Everything again seems to be falling into place for City, after all. There is a treble in sight. They are coming to sensational form at the right time, a consequence of Guardiola's conditioning programme. They now have the free-scoring individual in Erling Haaland that can make that sudden difference in knock-out games, or any of those where it's just not happening. And while City are on the more difficult side of the draw, it had been difficult not to think the Abu Dhabi project were by far the strongest side.
Chelsea have been in disarray. Real Madrid and Karim Benzema had not been the force they were last season, even if the grand caveat is the very lesson of that season is to not take them lightly. Bayern probably looked the most adept in Europe but with a certain fragility that came from Julian Nagelsmann’s own uncertainty.
No longer. Bayern have a dangerous focus again. The German champions have hired a manager very clear in his idea, which has also made him one with the most impressive record against Guardiola. Tuchel is not so much the Pep whisperer as the Guardiola silencer.
It is almost the worst possible scenario for City in these specific circumstances. Part of the reason that Bayern acted was because they know Tuchel can deliver a sixth Champions League for the club. He delivered the first of his career, in 2021, by forcing Guardiola into tactical decisions he didn’t want to make.
That was the game-theory chain reaction of those initial victories over City in the Premier League and FA Cup.
It is also something Bayern are finding now. At Chelsea’s Cobham training base, Tuchel immediately set about firming up the tactical structure at the back. It for a long time made the team very difficult to get at. City found they couldn’t play through it.
This is what he has immediately done at Bayern.
There’s also a further twist here regarding Guardiola. The Catalan has long been seen as someone who makes tactical decisions for his own self-indulgence rather than what is good for the game - not least with that midfield in the 2021 Champions League final - but those who know him insist this has always been misplaced. They argue it’s the opposite. Guardiola just considers every possible outcome so deeply that he convinces himself he has to go down certain routes. It was exactly this that happened in Porto in May 2021. Tuchel’s previous approach had that much of an effect on Guardiola, meaning the City manager had to think about new ways to open Chelsea. It only led them to the same old result.
By contrast, those who have worked with Nagelsmann say he was much more prone to the self-indulgence that Guardiola was often wrongly criticised for.

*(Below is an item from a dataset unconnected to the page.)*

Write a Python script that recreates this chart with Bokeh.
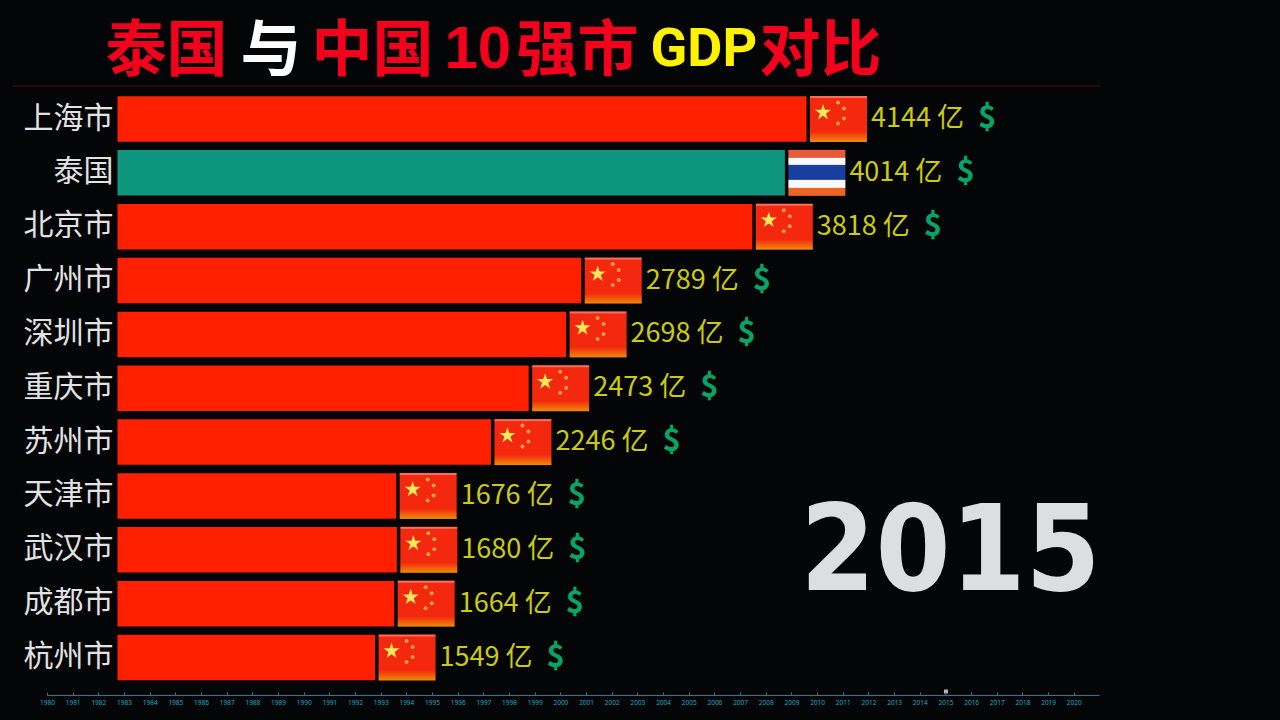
from bokeh.plotting import figure
from bokeh.embed import file_html
from bokeh.resources import INLINE
from bokeh.models import Range1d, LinearAxis, FixedTicker, Label, BoxAnnotation
from bokeh.core.properties import value as V
import numpy as np

names = ["上海市", "泰国", "北京市", "广州市", "深圳市", "重庆市", "苏州市", "天津市", "武汉市", "成都市", "杭州市"]
gdp = [4144, 4014, 3818, 2789, 2698, 2473, 2246, 1676, 1680, 1664, 1549]
is_thai = [n == "泰国" for n in names]
years = list(range(1980, 2021))
current_year = 2015

# layout constants: page px
S = 689 / 4144
RH = 53.85
BG = "#030507"
def X(px): return (px - 117) / S
def Y(py): return (py - 118.5) / RH

p = figure(width=1280, height=720, output_backend="svg", toolbar_location=None,
           x_axis_location=None, y_axis_location=None,
           x_range=Range1d(X(0), X(1280)), y_range=Range1d(Y(695), Y(0)),
           min_border_left=0, min_border_right=0, min_border_top=0, min_border_bottom=25,
           background_fill_color=BG, border_fill_color=BG, outline_line_color=None)
p.grid.visible = False
p.extra_x_ranges["years"] = Range1d(1980 + (0 - 47) / 25.67, 1980 + (1280 - 47) / 25.67)

ax = LinearAxis(x_range_name="years", ticker=FixedTicker(ticks=years), bounds=(1980, 2021),
                axis_line_color="#1b7f9c", axis_line_width=1,
                major_tick_line_color="#1b7f9c", major_tick_in=3, major_tick_out=0,
                minor_tick_line_color=None, major_label_standoff=4,
                major_label_text_color="#22a5c0", major_label_text_font_size="6.5px",
                major_label_text_font="Noto Sans")
p.add_layout(ax, "below")
p.scatter(x=[current_year], y=[Y(691)], x_range_name="years", marker="square", size=4,
          fill_color="#b8b8b8", line_color=None)

# bars
colors = ["#0e957e" if t else "#ff2000" for t in is_thai]
ys = list(range(len(names)))
p.hbar(y=ys, left=0, right=gdp, height=45.5 / RH, fill_color=colors, line_color=None)

# flags
def to_img(a):
    return a.copy().view(np.uint32).reshape(a.shape[:2])

def cn_flag():
    h, w = 46, 57
    a = np.zeros((h, w, 4), dtype=np.uint8)
    a[..., 3] = 255
    for r in range(h):
        c = np.array([244, 40, 14], float)
        if r < 2:
            c = np.array([250, 110, 90], float)
        if r >= 35:
            t = (r - 35) / 10
            c = c * (1 - t) + np.array([240, 135, 10], float) * t
        a[r, :, :3] = c
    return to_img(a)

def th_flag():
    h, w = 46, 57
    a = np.zeros((h, w, 4), dtype=np.uint8)
    a[..., 3] = 255
    for r in range(h):
        if r < 8:
            c = (232, 90, 60)
        elif r < 15:
            c = (250, 250, 250)
        elif r < 30:
            c = (24, 62, 160)
        elif r < 38:
            c = (248, 248, 250)
        else:
            c = (240, 100, 35)
        a[r, :, :3] = c
    return to_img(a)

fw, fh = 57 / S, 46 / RH
flag_x = [g + 3.5 / S for g in gdp]
p.image_rgba(image=[(th_flag() if t else cn_flag()) for t in is_thai],
             x=flag_x, y=[i - fh / 2 for i in ys], dw=[fw] * len(ys), dh=[fh] * len(ys))

# stars on Chinese flags
big_x, big_y = [], []
sm_x, sm_y = [], []
for fx, i, t in zip(flag_x, ys, is_thai):
    if t:
        continue
    big_x.append(fx + 13 / S)
    big_y.append(i - 6.5 / RH)
    for dx, dy in [(28, -16.5), (34, -10.5), (34, -0.5), (28, 4.5)]:
        sm_x.append(fx + dx / S)
        sm_y.append(i + dy / RH)
p.scatter(big_x, big_y, marker="star", size=17, fill_color="#ffe65a", line_color=None)
p.scatter(sm_x, sm_y, marker="circle", size=4, fill_color="#fba040", line_color=None)

# value labels
CJK = V("Noto Sans CJK SC")
p.text(x=[fx + 61 / S for fx in flag_x], y=[i - 3.5 / RH for i in ys], text=[f"{g} 亿" for g in gdp],
       text_font=CJK, text_font_size="27px", text_color="#cccc0c",
       text_baseline="middle", text_align="left")
p.text(x=[fx + 168 / S for fx in flag_x], y=[i - 4.5 / RH for i in ys], text=["$"] * len(ys),
       text_font=CJK, text_font_size="31px", text_font_style="bold", text_color="#06a566",
       text_baseline="middle", text_align="left")

# category labels
p.text(x=[X(113)] * len(ys), y=[i - 4.5 / RH for i in ys], text=names, text_font=CJK, text_font_size="30px",
       text_color="#e2e2e2", text_align="right", text_baseline="middle")

# title pieces
title_parts = [("泰国", 105, 44, "#f4001c", "Noto Sans CJK SC", "61px", "bold"),
               ("与", 240, 44, "#ffffff", "Noto Sans CJK SC", "61px", "bold"),
               ("中国", 311, 44, "#f4001c", "Noto Sans CJK SC", "61px", "bold"),
               ("10", 444, 47, "#f4001c", "Liberation Sans", "60px", "bold"),
               ("强市", 516, 44, "#f4001c", "Noto Sans CJK SC", "61px", "bold"),
               ("GDP", 650, 47, "#fff200", "Roboto", "54px", "bold"),
               ("对比", 759, 44, "#f4001c", "Noto Sans CJK SC", "61px", "bold")]
for txt, px, py, col, fnt, fs, st in title_parts:
    p.add_layout(Label(x=X(px), y=Y(py), text=txt, text_color=col, text_font=fnt,
                       text_font_size=fs, text_font_style=st,
                       text_baseline="middle", text_align="left"))

# title rule
p.add_layout(BoxAnnotation(left=X(12), right=X(1100), top=Y(85), bottom=Y(86),
                           fill_color="#4a0f08", fill_alpha=1, line_color=None))

# year
p.add_layout(Label(x=X(950), y=Y(545.5), text=str(current_year), text_color="#dcdee0",
                   text_font="DejaVu Sans Condensed", text_font_size="120px", text_font_style="bold",
                   text_align="center", text_baseline="middle"))

html = file_html(p, INLINE)
html = html.replace("<head>", "<head><style>html,body{background:#030507}</style>", 1)
open("out.html", "w").write(html)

Some of the younger Bayern Munich players did like that, but a core of the squad often felt a lot of the tactical moves were needless and fitted with a lack of maturity in the manager.
Tuchel has already set about stripping this down, making Bayern more tactically streamlined. It came across in that brutal and brilliantly quick 4-2 victory over Borussia Dortmund in that first game. This is the kind of clarity that Tuchel can bring.
The uncertainty, nevertheless, is whether he can instil it quick enough for a Champions League tie as complex against Guardiola’s City. Tuchel has been considering it since he took the job. The German cup elimination to Freiburg would seem to show he’s not quite there yet.
There’s also the grand caveat that, by the end at Chelsea, Guardiola seemed to have worked out Tuchel. He’d beaten him twice in a row.
The first, most pointedly, was with clever tactical use of the forward line in a way that just unsettled and disrupted Tuchel’s defence. The German found he had been out-thought, in a way that continued into their next meeting up in Manchester.
It resets the dynamic for this grand Champions League fixture, but it is of course different to those City-Chelsea games in so many ways.
It’s a different and arguably better Bayern team, for one, with more attacking weapons than that Chelsea - especially in terms of pace up front.
There’s also the argument, with the way the dynamics in these duels work, that it’s Tuchel’s turn to unveil something new. He has spent the last two weeks thinking about it. It may again give Guardiola a lot to consider.